start Given records
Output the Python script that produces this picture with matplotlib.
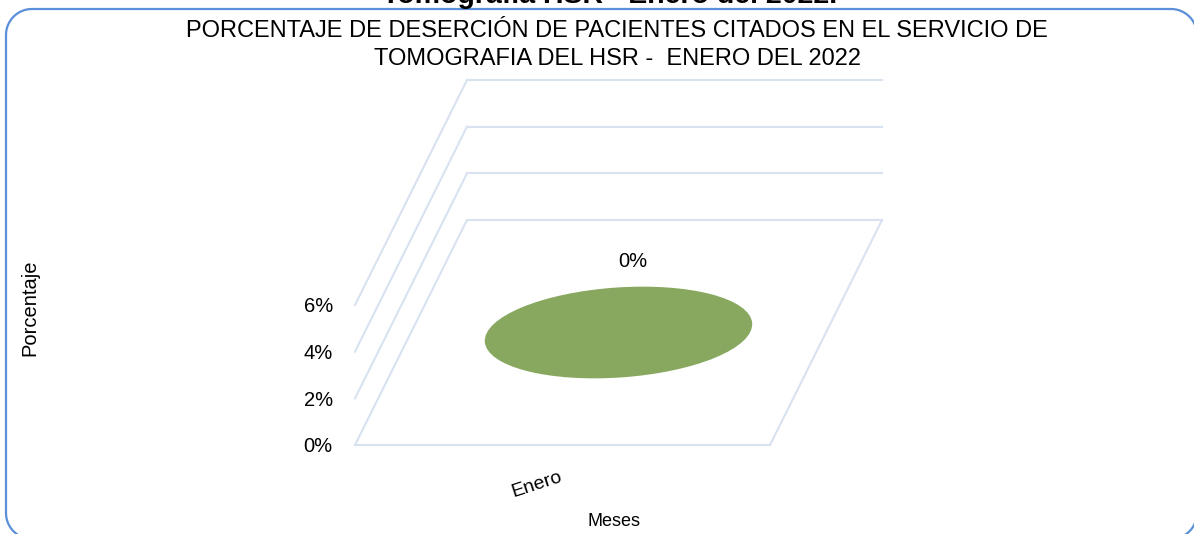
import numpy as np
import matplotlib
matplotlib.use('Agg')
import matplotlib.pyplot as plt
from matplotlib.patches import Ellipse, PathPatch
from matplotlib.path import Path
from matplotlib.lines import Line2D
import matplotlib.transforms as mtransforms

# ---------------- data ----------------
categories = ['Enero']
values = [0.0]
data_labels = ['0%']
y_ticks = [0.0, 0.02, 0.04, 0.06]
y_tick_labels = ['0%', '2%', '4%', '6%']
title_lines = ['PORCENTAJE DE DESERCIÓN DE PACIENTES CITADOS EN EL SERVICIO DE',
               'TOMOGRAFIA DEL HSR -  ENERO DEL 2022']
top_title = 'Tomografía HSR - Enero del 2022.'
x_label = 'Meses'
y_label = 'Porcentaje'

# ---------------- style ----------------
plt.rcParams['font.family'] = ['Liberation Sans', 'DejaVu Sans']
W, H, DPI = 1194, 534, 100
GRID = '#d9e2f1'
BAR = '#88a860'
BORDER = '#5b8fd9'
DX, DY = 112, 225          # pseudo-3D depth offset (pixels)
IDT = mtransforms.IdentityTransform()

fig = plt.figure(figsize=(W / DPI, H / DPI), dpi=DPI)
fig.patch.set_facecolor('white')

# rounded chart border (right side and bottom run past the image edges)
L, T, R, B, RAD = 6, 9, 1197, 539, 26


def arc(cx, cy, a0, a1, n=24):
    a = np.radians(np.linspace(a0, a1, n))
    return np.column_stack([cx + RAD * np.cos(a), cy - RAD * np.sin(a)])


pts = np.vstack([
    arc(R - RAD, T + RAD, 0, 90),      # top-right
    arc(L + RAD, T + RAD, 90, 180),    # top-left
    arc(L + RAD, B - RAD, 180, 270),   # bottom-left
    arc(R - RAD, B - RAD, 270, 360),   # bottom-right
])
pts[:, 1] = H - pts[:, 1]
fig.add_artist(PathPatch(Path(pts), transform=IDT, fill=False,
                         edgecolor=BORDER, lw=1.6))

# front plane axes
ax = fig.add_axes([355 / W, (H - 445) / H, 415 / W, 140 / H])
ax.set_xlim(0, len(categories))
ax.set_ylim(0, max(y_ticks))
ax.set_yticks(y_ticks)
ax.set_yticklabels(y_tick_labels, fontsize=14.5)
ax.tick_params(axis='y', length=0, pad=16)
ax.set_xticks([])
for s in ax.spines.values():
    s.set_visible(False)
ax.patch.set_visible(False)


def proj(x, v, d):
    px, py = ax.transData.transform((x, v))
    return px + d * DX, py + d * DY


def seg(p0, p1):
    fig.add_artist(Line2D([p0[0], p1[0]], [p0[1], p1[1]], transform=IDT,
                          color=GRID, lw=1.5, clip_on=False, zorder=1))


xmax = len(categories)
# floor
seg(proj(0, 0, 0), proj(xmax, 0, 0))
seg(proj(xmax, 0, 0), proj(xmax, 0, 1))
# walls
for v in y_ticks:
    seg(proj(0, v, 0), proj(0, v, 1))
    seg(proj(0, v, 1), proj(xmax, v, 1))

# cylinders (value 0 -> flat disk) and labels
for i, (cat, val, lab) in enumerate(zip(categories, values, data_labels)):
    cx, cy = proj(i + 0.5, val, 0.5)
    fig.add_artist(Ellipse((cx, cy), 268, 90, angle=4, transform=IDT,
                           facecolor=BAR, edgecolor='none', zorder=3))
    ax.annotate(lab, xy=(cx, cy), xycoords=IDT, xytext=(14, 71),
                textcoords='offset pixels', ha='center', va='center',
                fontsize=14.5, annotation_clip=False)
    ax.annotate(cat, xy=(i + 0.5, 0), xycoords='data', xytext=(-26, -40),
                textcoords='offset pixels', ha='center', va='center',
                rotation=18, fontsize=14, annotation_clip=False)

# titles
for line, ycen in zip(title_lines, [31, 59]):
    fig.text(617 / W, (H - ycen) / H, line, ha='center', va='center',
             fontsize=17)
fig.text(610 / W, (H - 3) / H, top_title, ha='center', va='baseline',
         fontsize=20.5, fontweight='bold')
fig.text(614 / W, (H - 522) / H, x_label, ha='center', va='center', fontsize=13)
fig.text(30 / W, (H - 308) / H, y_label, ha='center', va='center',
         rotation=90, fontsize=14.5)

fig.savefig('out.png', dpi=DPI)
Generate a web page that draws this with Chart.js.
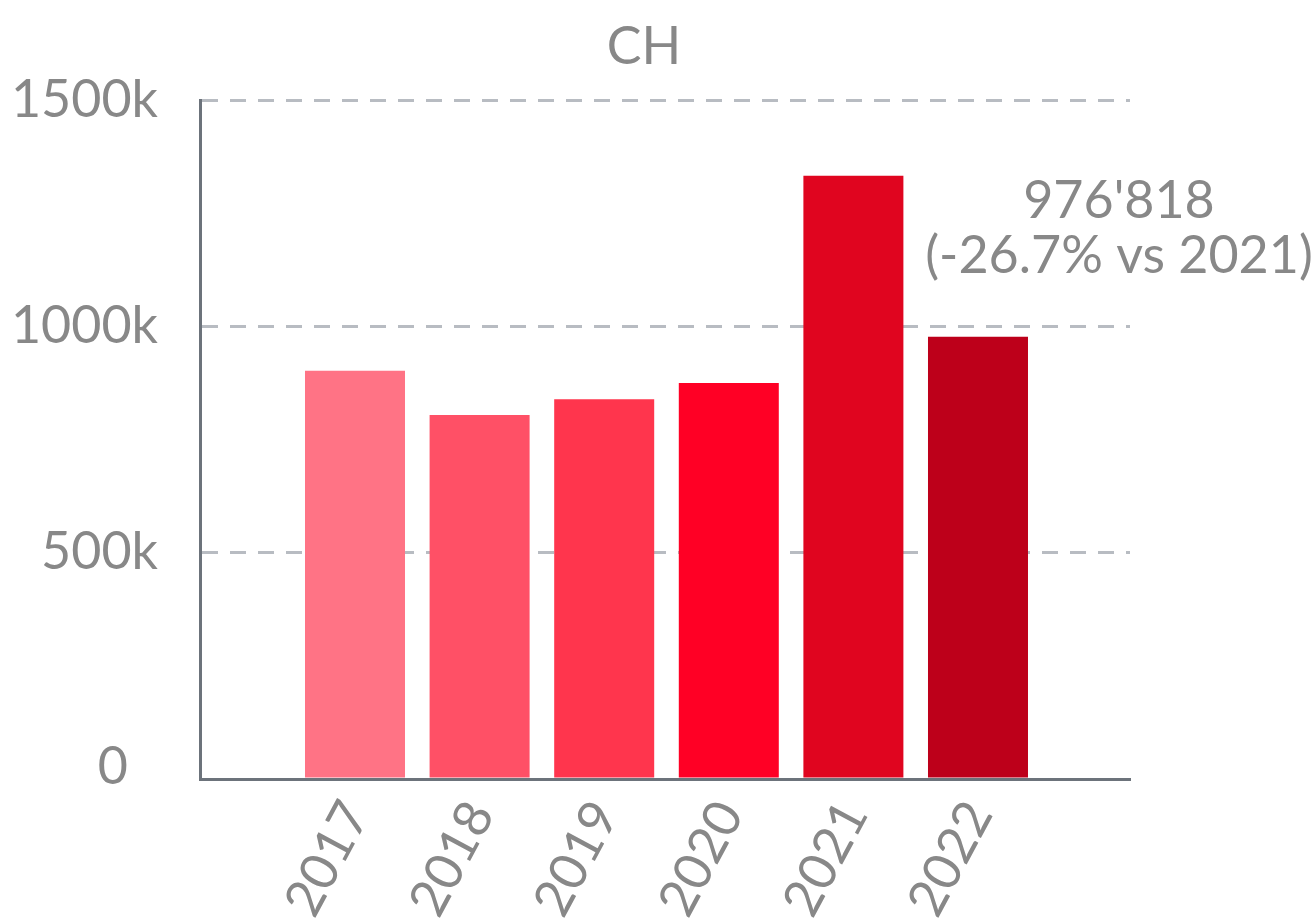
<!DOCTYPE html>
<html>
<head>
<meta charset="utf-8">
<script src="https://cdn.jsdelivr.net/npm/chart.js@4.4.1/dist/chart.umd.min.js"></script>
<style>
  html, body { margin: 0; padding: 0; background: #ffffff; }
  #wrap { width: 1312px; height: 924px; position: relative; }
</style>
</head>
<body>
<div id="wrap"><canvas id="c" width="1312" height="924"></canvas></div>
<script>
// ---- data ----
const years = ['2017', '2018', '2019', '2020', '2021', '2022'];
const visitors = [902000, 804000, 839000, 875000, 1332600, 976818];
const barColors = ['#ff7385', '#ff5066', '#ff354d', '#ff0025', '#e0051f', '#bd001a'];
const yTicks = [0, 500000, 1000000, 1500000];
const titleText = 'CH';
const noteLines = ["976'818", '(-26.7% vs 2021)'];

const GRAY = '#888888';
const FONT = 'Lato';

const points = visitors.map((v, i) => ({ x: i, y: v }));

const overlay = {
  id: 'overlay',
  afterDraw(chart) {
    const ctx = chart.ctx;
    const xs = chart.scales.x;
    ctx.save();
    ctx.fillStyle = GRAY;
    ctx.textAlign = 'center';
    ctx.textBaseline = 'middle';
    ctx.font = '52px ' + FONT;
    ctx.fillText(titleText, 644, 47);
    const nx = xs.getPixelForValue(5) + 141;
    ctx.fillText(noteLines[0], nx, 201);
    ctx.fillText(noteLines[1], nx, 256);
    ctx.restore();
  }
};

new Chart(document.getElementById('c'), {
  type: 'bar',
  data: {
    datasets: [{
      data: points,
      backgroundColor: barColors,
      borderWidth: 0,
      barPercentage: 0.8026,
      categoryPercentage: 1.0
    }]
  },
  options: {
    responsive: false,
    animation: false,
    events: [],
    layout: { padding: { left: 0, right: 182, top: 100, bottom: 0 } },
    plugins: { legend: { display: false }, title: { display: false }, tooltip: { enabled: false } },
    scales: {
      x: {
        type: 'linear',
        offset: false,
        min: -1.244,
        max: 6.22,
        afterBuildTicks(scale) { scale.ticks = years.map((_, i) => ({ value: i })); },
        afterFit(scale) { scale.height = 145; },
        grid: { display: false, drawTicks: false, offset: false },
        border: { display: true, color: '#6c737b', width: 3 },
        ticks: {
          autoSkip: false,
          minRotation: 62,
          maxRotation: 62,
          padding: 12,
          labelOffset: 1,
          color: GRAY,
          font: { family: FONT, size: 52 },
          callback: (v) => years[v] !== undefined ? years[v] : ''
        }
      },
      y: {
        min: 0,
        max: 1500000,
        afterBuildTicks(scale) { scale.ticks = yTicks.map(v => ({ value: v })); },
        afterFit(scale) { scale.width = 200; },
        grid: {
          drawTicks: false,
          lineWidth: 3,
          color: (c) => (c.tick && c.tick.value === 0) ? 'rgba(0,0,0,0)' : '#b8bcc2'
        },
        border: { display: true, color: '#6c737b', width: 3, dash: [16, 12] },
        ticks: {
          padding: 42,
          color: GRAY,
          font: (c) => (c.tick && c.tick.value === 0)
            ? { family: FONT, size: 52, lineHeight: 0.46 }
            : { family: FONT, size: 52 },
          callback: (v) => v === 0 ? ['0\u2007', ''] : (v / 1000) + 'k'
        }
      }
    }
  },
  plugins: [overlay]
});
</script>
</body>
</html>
end Given records
What you will do
Above are some records; extract exactly the lines from the one containing "Generate a web" through the one containing "const points = visitors.map((v, i)" and drop the pictures.

Solved exercise
Generate a web page that draws this with Chart.js.
<!DOCTYPE html>
<html>
<head>
<meta charset="utf-8">
<script src="https://cdn.jsdelivr.net/npm/chart.js@4.4.1/dist/chart.umd.min.js"></script>
<style>
  html, body { margin: 0; padding: 0; background: #ffffff; }
  #wrap { width: 1312px; height: 924px; position: relative; }
</style>
</head>
<body>
<div id="wrap"><canvas id="c" width="1312" height="924"></canvas></div>
<script>
// ---- data ----
const years = ['2017', '2018', '2019', '2020', '2021', '2022'];
const visitors = [902000, 804000, 839000, 875000, 1332600, 976818];
const barColors = ['#ff7385', '#ff5066', '#ff354d', '#ff0025', '#e0051f', '#bd001a'];
const yTicks = [0, 500000, 1000000, 1500000];
const titleText = 'CH';
const noteLines = ["976'818", '(-26.7% vs 2021)'];

const GRAY = '#888888';
const FONT = 'Lato';

const points = visitors.map((v, i) => ({ x: i, y: v }));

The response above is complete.